Tuesday, September 15, 2015

Think Tank Tuesday 9/15: Should Blacks Stop Seeking Acceptance From Hollywood?

For years there have been complaints about the misrepresentation of black people and the whitewashing of black culture in Hollywood films, and for equally as long those complaints have fallen on deaf ears. 

To deal with the backlash, Hollywood supported it's stance on misrepresenting/underrepresentation of blacks in film/black films by stating there simply is no market for those types of film. Keep in mind Tyler Perry when seeking backing for one of his films was once told by a Hollywood exec that "blacks who go to church don't go to the movies" (image the ridiculousness of a white man dictating to a black man, what blacks do in their leisure time).

The recent success of 3 films starring blacks in lead roles (which all held the top spot in the box office for five consecutive weeks) has single handedly dismantled Hollywood's argument for not producing more films with blacks in leading roles.

Even though it's been proven in times past and now that there certainly is a market for black films/blacks in film, today's question is, should blacks still be seeking acceptance in Hollywood?:

["The Perfect Guy,” a romantic-thriller starring Sanaa Lathan, Michael Ealy and Morris Chestnut, debuted at no. 1 this weekend and earned nearly $27 million at the box office. The previous weekend, “War Room,” a Christian drama starring Priscilla C. Shirer, T.C. Stallings and Karen Abercrombie, among other black actors, earned $12.6 million as well as the lead status its second week in theaters. Prior to that, the N.W.A. biopic, “Straight Outta Compton,” secured its top spot for three weeks straight and is now the highest-grossing musical biopic.

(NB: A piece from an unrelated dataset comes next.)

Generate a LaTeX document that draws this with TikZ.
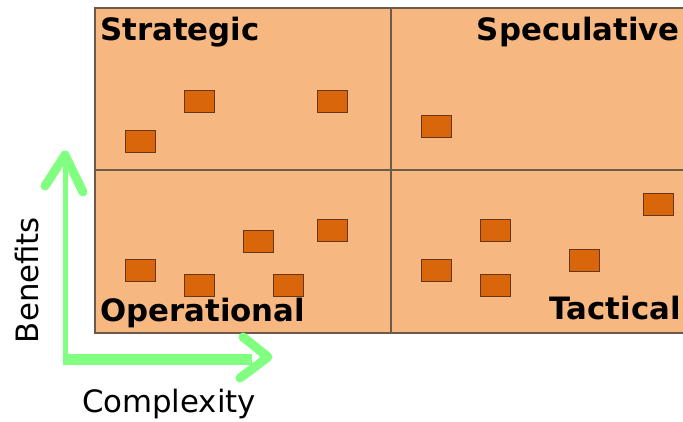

This streak of success is significant because of Hollywood's ongoing lack of representation of actors of color among its films. The 2015 diversity report by UCLA’s Ralph J Bunche Center for African American Studies found that the top three talent agencies in the country, which are dominantly led by white executives, are to blame for the lack of minorities on the big screen.]source

What are your thoughts? Should blacks and other underrepresented groups in Hollywood still be seeking acceptance or is it time for them to establish their own movie studios, distribution networks, theaters, etc., where they can tell their own stories and celebrate their accomplishments? Is a mass exodus of blacks from Hollywood to start their own thing the only way blacks will get proper representation in film? Why don't black actors, directors, producers, etc., pool their resources together to create their own film industry completely independent of Hollywood?